2019-12-01

Programmable vertex pulling

No more complex vertex array abstractions

So i finally managed to invest some time to implement programmable vertex pulling in my engine. I can really recommend to implement an abstraction over persistent mapped buffers that lets you implement structured buffers of generic structs and then use it on the cpu and the gpu side as a simple array of things.

Nothing comes for free: I find it quite difficult to handle any other layout than std430 because that matches what your c, c++ code is doing, as long as you restrict yourself to always use 16 byte alignment members, I think. My struct framework doesn't do any alignment, so I just added dummy members where appropriate in order to match the layout requirements. Afterwards, struct definitions in glsl have to match your struct on the cpu side and the only things left for your vertices is


struct VertexPacked {
    vec4 position;
    vec4 texCoord;
    vec4 normal;
};
layout(std430, binding=7) buffer _vertices {
    VertexPacked vertices[];
};

...


int vertexIndex = gl_VertexID;
VertexPacked vertex = vertices[vertexIndex];


Combined with persistent mapping, you can get rid of any layout fuddling, synchronization, buffering, mapping...and it just works.
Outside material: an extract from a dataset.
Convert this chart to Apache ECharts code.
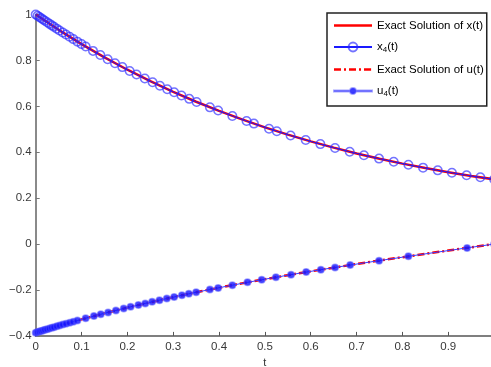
<!DOCTYPE html>
<html>
<head>
<meta charset="utf-8">
<script src="https://cdn.jsdelivr.net/npm/echarts@6/dist/echarts.min.js"></script>
<style>html,body{margin:0;padding:0;background:#fff;}#c{width:491px;height:367px;}</style>
</head>
<body>
<div id="c"></div>
<script>
// Exact solution curves
const lineT = [0,0.05,0.1,0.15,0.2,0.25,0.3,0.35,0.4,0.45,0.5,0.55,0.6,0.65,0.7,0.75,0.8,0.85,0.9,0.95,1.0];
const xExact = [1.0000,0.9332,0.8710,0.8132,0.7594,0.7094,0.6630,0.6199,0.5800,0.5429,0.5085,0.4767,0.4472,0.4200,0.3949,0.3718,0.3505,0.3310,0.3131,0.2968,0.2820];
const uExact = [-0.3858,-0.3560,-0.3280,-0.3017,-0.2769,-0.2534,-0.2312,-0.2102,-0.1902,-0.1712,-0.1530,-0.1356,-0.1189,-0.1027,-0.0871,-0.0719,-0.0571,-0.0426,-0.0282,-0.0141,0.0000];
// Approximations x4(t)
const xMarkT = [0,0.004,0.008,0.012,0.016,0.02,0.025,0.03,0.035,0.04,0.046,0.052,0.059,0.066,0.074,0.082,0.091,0.1,0.109,0.125,0.141,0.157,0.173,0.189,0.205,0.220,0.238,0.255,0.271,0.287,0.302,0.318,0.335,0.351,0.380,0.398,0.429,0.460,0.476,0.509,0.526,0.556,0.589,0.621,0.653,0.685,0.716,0.749,0.781,0.813,0.845,0.877,0.908,0.940,0.970,1.0];
const xApprox = [1.0000,0.99447,0.98898,0.98351,0.97808,0.97268,0.96597,0.95931,0.95270,0.94614,0.93832,0.93058,0.92162,0.91276,0.90274,0.89283,0.88183,0.87096,0.86023,0.84154,0.82325,0.80539,0.78794,0.77089,0.75423,0.73897,0.72110,0.70464,0.68953,0.67477,0.66125,0.64715,0.63254,0.61911,0.59559,0.58149,0.55810,0.53578,0.52466,0.50257,0.49162,0.47300,0.45350,0.43551,0.41843,0.40221,0.38728,0.37221,0.35836,0.34524,0.33285,0.32113,0.31040,0.29995,0.29071,0.28199];
// Approximations u4(t)
const uMarkT = [0,0.004,0.008,0.012,0.016,0.02,0.025,0.03,0.035,0.04,0.046,0.052,0.059,0.066,0.074,0.082,0.091,0.109,0.127,0.142,0.158,0.175,0.192,0.207,0.224,0.239,0.254,0.270,0.286,0.302,0.319,0.334,0.350,0.380,0.398,0.429,0.462,0.493,0.524,0.557,0.590,0.622,0.653,0.686,0.749,0.813,0.941,1.0];
const uApprox = [-0.38580,-0.38335,-0.38091,-0.37849,-0.37607,-0.37367,-0.37068,-0.36772,-0.36477,-0.36184,-0.35834,-0.35488,-0.35086,-0.34689,-0.34238,-0.33792,-0.33295,-0.32318,-0.31362,-0.30580,-0.29762,-0.28909,-0.28073,-0.27349,-0.26542,-0.25845,-0.25157,-0.24437,-0.23730,-0.23035,-0.22309,-0.21679,-0.21018,-0.19807,-0.19098,-0.17905,-0.16673,-0.15549,-0.14456,-0.13322,-0.12217,-0.11170,-0.10177,-0.09143,-0.07223,-0.05330,-0.01660,0.00000];

const seriesNames = ['Exact Solution of x(t)', 'x4(t)', 'Exact Solution of u(t)', 'u4(t)'];
const pair = (ts, vs) => ts.map((t, i) => [t, vs[i]]);
const font = 'Liberation Sans, Arial, Helvetica, sans-serif';
const fmt = v => String(Number(v.toFixed(2))).replace('-', '\u2212');

// legend icons (38 px wide samples)
const solidIcon = 'path://M0,0H38V2.5H0Z';
const dashDotIcon = 'path://M0,0H7V2.5H0Z M10,0H12V2.5H10Z M15,0H22V2.5H15Z M25,0H27V2.5H25Z M30,0H37V2.5H30Z M37.9,0H38V2.5H37.9Z';
const dotLineIcon = 'path://M0,3H38V4H0Z M19,0.5A3,3 0 1,1 18.99,0.5Z';

const chart = echarts.init(document.getElementById('c'), null, {renderer: 'canvas'});
chart.setOption({
  animation: false,
  backgroundColor: '#fff',
  grid: {left: 35.7, top: 14.5, width: 458.4, height: 321.4, containLabel: false, outerBoundsMode: 'none'},
  xAxis: {
    type: 'value', min: 0, max: 1, interval: 0.1,
    name: 't', nameLocation: 'middle', nameGap: 20,
    nameTextStyle: {fontFamily: font, fontSize: 11, color: '#333'},
    axisLine: {onZero: false, lineStyle: {color: '#555', width: 1.5}},
    axisTick: {inside: true, length: 4, lineStyle: {color: '#555', width: 1}},
    axisLabel: {fontFamily: font, fontSize: 11.5, color: '#383838', margin: 5, formatter: fmt, showMaxLabel: false},
    splitLine: {show: false}
  },
  yAxis: {
    type: 'value', min: -0.4, max: 1, interval: 0.2,
    axisLine: {onZero: false, lineStyle: {color: '#8a8a8a', width: 2}},
    axisTick: {inside: true, length: 4, lineStyle: {color: '#777', width: 1}},
    axisLabel: {fontFamily: font, fontSize: 11.5, color: '#383838', margin: 4, formatter: fmt},
    splitLine: {show: false}
  },
  legend: {
    orient: 'vertical', left: 327, top: 13,
    itemWidth: 38, itemHeight: 11, itemGap: 9.5,
    padding: [6.5, 3, 8, 6],
    backgroundColor: '#fff', borderColor: '#222', borderWidth: 1.5,
    data: [
      {name: seriesNames[0], icon: solidIcon, itemStyle: {color: '#ff0000'}},
      {name: seriesNames[1]},
      {name: seriesNames[2], icon: dashDotIcon, itemStyle: {color: '#ff0000'}},
      {name: seriesNames[3], icon: dotLineIcon, itemStyle: {color: '#2a2aff'}}
    ],
    textStyle: {
      fontFamily: font, fontSize: 11.5, color: '#000',
      rich: {
        n: {fontFamily: font, fontSize: 11.5, color: '#000'},
        s: {fontFamily: font, fontSize: 8, color: '#000', verticalAlign: 'bottom', padding: [6, 0, 0, 0]}
      }
    },
    formatter: name => {
      const m = name.match(/^([xu])4(\(t\))$/);
      return m ? '{n|' + m[1] + '}{s|4}{n|' + m[2] + '}' : name;
    }
  },
  series: [
    {
      name: seriesNames[0], type: 'line', data: pair(lineT, xExact),
      showSymbol: false, symbol: 'none',
      lineStyle: {color: '#ff0000', width: 2.5}, itemStyle: {color: '#ff0000'}, z: 2
    },
    {
      name: seriesNames[1], type: 'line', data: pair(xMarkT, xApprox),
      symbol: 'circle', symbolSize: 8.5, showAllSymbol: true,
      lineStyle: {color: '#1a1aff', width: 1},
      itemStyle: {color: 'rgba(0,0,0,0)', borderColor: 'rgba(40,40,255,0.65)', borderWidth: 1.5}, z: 3
    },
    {
      name: seriesNames[2], type: 'line', data: pair(lineT, uExact),
      showSymbol: false, symbol: 'none',
      lineStyle: {color: '#ff0000', width: 2.5, type: [7, 3, 2, 3]}, itemStyle: {color: '#ff0000'}, z: 2
    },
    {
      name: seriesNames[3], type: 'line', data: pair(uMarkT, uApprox),
      symbol: 'circle', symbolSize: 6.5, showAllSymbol: true,
      lineStyle: {color: '#3a3aff', width: 1},
      itemStyle: {color: 'rgba(20,20,255,0.8)', borderColor: 'rgba(80,80,255,0.5)', borderWidth: 1.5}, z: 3
    }
  ]
});
</script>
</body>
</html>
Regarding performance: I am using an array of structs approach because it is the simplest to use. The performance in my test scenes (for example sponza) is completely identical to the traditional approach. No performance differences on a Intel UHD Graphics 620.

Having free indexed access to vertices in your shaders can be beneficial in other situations as well. For example you can implement a kd-tree accelerated ray tracer with compute that uses indices into your regular vertex array.